All other calls to AbstractConcurrentReadCache.put are blocked, because thread 60 is still in the synchronized(this) block in AbstractConcurrentReadCache.put

Note: I think the stack trace reported by jstack for thread 60 isn't complete, as it must be in AbstractDiskPersistenceListener.storeGroup. There is no file operation in AbstractConcurrentReadCache.persistStoreGroup.


Lars Torunski - [24/Nov/05 12:44 AM ]
How should OSCache react if the file can't be updated? The old and stale content is still available.

Christoph Kutzinski - [24/Nov/05 02:41 AM ]
OSCache should throw an exception that the file cannot be written. That's what happens if you change the loop as I suggested.
This is clearly a fatal error as OSCache can do nothing to resume normal operation. Therefore OSCache should throw an exception, the application should catch the exception, recognize that the cache content cannot be retrieved and handle this appropriately (server newly generated content, break with fatal error, ...)

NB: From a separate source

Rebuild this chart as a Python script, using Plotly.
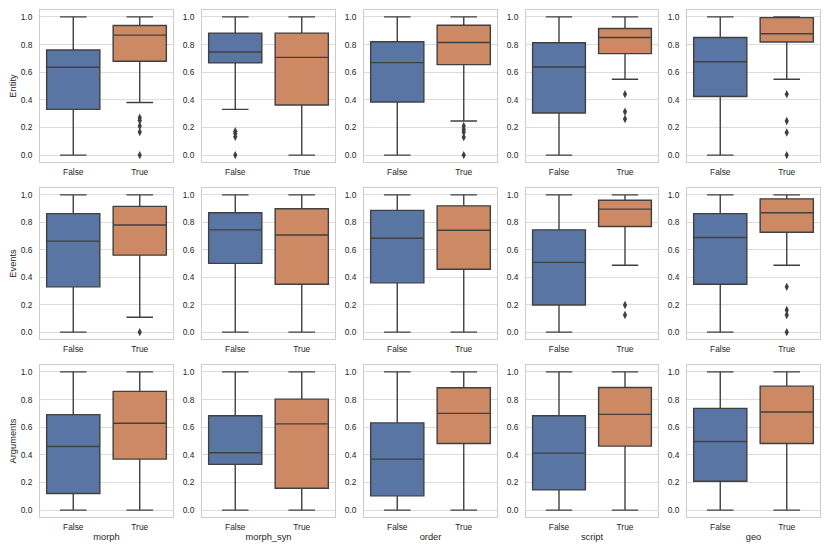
import plotly.graph_objects as go

features = ["morph", "morph_syn", "order", "script", "geo"]
rows_names = ["Entity", "Events", "Arguments"]
cats = ["False", "True"]

# stats per [row][col][cat] : (lower, q1, median, q3, upper)
entity_false = [(0, 0.331, 0.636, 0.760, 1), (0.331, 0.667, 0.746, 0.883, 1), (0, 0.384, 0.669, 0.820, 1),
                (0, 0.305, 0.638, 0.813, 1), (0, 0.424, 0.676, 0.851, 1)]
entity_true = [(0.381, 0.679, 0.868, 0.938, 1), (0, 0.362, 0.707, 0.883, 1), (0.247, 0.655, 0.815, 0.940, 1),
               (0.549, 0.734, 0.851, 0.916, 1), (0.549, 0.818, 0.878, 0.995, 1)]
events_false = [(0, 0.330, 0.663, 0.863, 1), (0, 0.501, 0.745, 0.870, 1), (0, 0.359, 0.684, 0.887, 1),
                (0, 0.198, 0.508, 0.745, 1), (0, 0.349, 0.689, 0.863, 1)]
events_true = [(0.108, 0.561, 0.781, 0.916, 1), (0, 0.349, 0.708, 0.899, 1), (0, 0.458, 0.742, 0.920, 1),
               (0.487, 0.769, 0.896, 0.961, 1), (0.487, 0.728, 0.870, 0.971, 1)]
args_false = [(0, 0.120, 0.460, 0.691, 1), (0, 0.331, 0.415, 0.683, 1), (0, 0.103, 0.369, 0.631, 1),
              (0, 0.146, 0.412, 0.683, 1), (0, 0.209, 0.496, 0.736, 1)]
args_true = [(0, 0.369, 0.628, 0.859, 1), (0, 0.158, 0.624, 0.803, 1), (0, 0.482, 0.700, 0.885, 1),
             (0, 0.463, 0.693, 0.887, 1), (0, 0.482, 0.710, 0.897, 1)]

entity_out_false = [[], [0.173, 0.156, 0.132, 0.0], [], [], []]
entity_out_true = [[0.27, 0.25, 0.21, 0.167, 0.0], [], [0.21, 0.185, 0.167, 0.13, 0.0], [0.441, 0.314, 0.261],
                   [0.441, 0.247, 0.163, 0.0]]
events_out_false = [[], [], [], [], []]
events_out_true = [[0.0], [], [], [0.198, 0.125], [0.330, 0.161, 0.125, 0.0]]
args_out_false = [[], [], [], [], []]
args_out_true = [[], [], [], [], []]

stats = [(entity_false, entity_true), (events_false, events_true), (args_false, args_true)]
outs = [(entity_out_false, entity_out_true), (events_out_false, events_out_true), (args_out_false, args_out_true)]

colors = ["#5975a4", "#cc8963"]
line_col = "#404040"
grid_col = "#dcdcdc"
frame_col = "#cccccc"
font = "Liberation Sans, Arial, sans-serif"

# the page body adds an 8px margin, so the figure is drawn 8px smaller and offset
OFF = 8
W, H = 830 - OFF, 554 - OFF
col_px = [(40, 173), (202, 335), (364, 497), (526, 658), (687, 820)]
row_px = [(10, 162), (188, 339), (365, 517)]

fig = go.Figure()
layout = {}
for r in range(3):
    for c in range(5):
        k = r * 5 + c + 1
        xa = "x" if k == 1 else f"x{k}"
        ya = "y" if k == 1 else f"y{k}"
        for ci in range(2):
            lo, q1, med, q3, hi = stats[r][ci][c]
            fig.add_trace(go.Box(
                x=[cats[ci]], q1=[q1], median=[med], q3=[q3], lowerfence=[lo], upperfence=[hi],
                fillcolor=colors[ci], line=dict(color=line_col, width=1.4),
                width=0.8, whiskerwidth=0.5, boxpoints=False, showlegend=False,
                xaxis=xa, yaxis=ya, hoverinfo="skip"))
            ov = outs[r][ci][c]
            if ov:
                fig.add_trace(go.Scatter(
                    x=[cats[ci]] * len(ov), y=ov, mode="markers",
                    marker=dict(symbol="diamond-tall", size=6, color=line_col),
                    showlegend=False, xaxis=xa, yaxis=ya, hoverinfo="skip"))
        x0, x1 = col_px[c]
        y0, y1 = row_px[r]
        x0 -= OFF; x1 -= OFF; y0 -= OFF; y1 -= OFF
        layout["xaxis" if k == 1 else f"xaxis{k}"] = dict(
            domain=[x0 / W, x1 / W], anchor=ya, type="category",
            categoryorder="array", categoryarray=cats, range=[-0.5, 1.5],
            showgrid=False, zeroline=False, showline=True, linecolor=frame_col, linewidth=1,
            mirror=True, ticks="", ticklabelstandoff=2,
            tickfont=dict(family=font, size=8.4, color="#262626"),
            title=dict(text=features[c] if r == 2 else "", font=dict(family=font, size=9.3, color="#262626"),
                       standoff=2),
            automargin=False)
        layout["yaxis" if k == 1 else f"yaxis{k}"] = dict(
            domain=[1 - y1 / H, 1 - y0 / H], anchor=xa, range=[-0.05, 1.05],
            tickvals=[0, 0.2, 0.4, 0.6, 0.8, 1.0], tickformat=".1f",
            showgrid=True, gridcolor=grid_col, gridwidth=1, zeroline=False,
            showline=True, linecolor=frame_col, linewidth=1, mirror=True, ticks="",
            ticklabelstandoff=5,
            tickfont=dict(family=font, size=8.4, color="#262626"),
            title=dict(text=rows_names[r] if c == 0 else "", font=dict(family=font, size=9.3, color="#262626"),
                       standoff=3),
            automargin=False)

fig.update_layout(**layout)
fig.update_layout(width=W, height=H, margin=dict(l=0, r=0, t=0, b=0),
                  paper_bgcolor="white", plot_bgcolor="white")
fig.write_html("out.html")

IMO nearly any other behaviour is better than deadlocking the complete cache. Because with a deadlock you can only find out by taking stacktraces (or something like that) what is wrong. If you fail fast you have at least the Exception - which will hopefully be logged :-) - and can probably deduce from that the write permissions are not sufficient.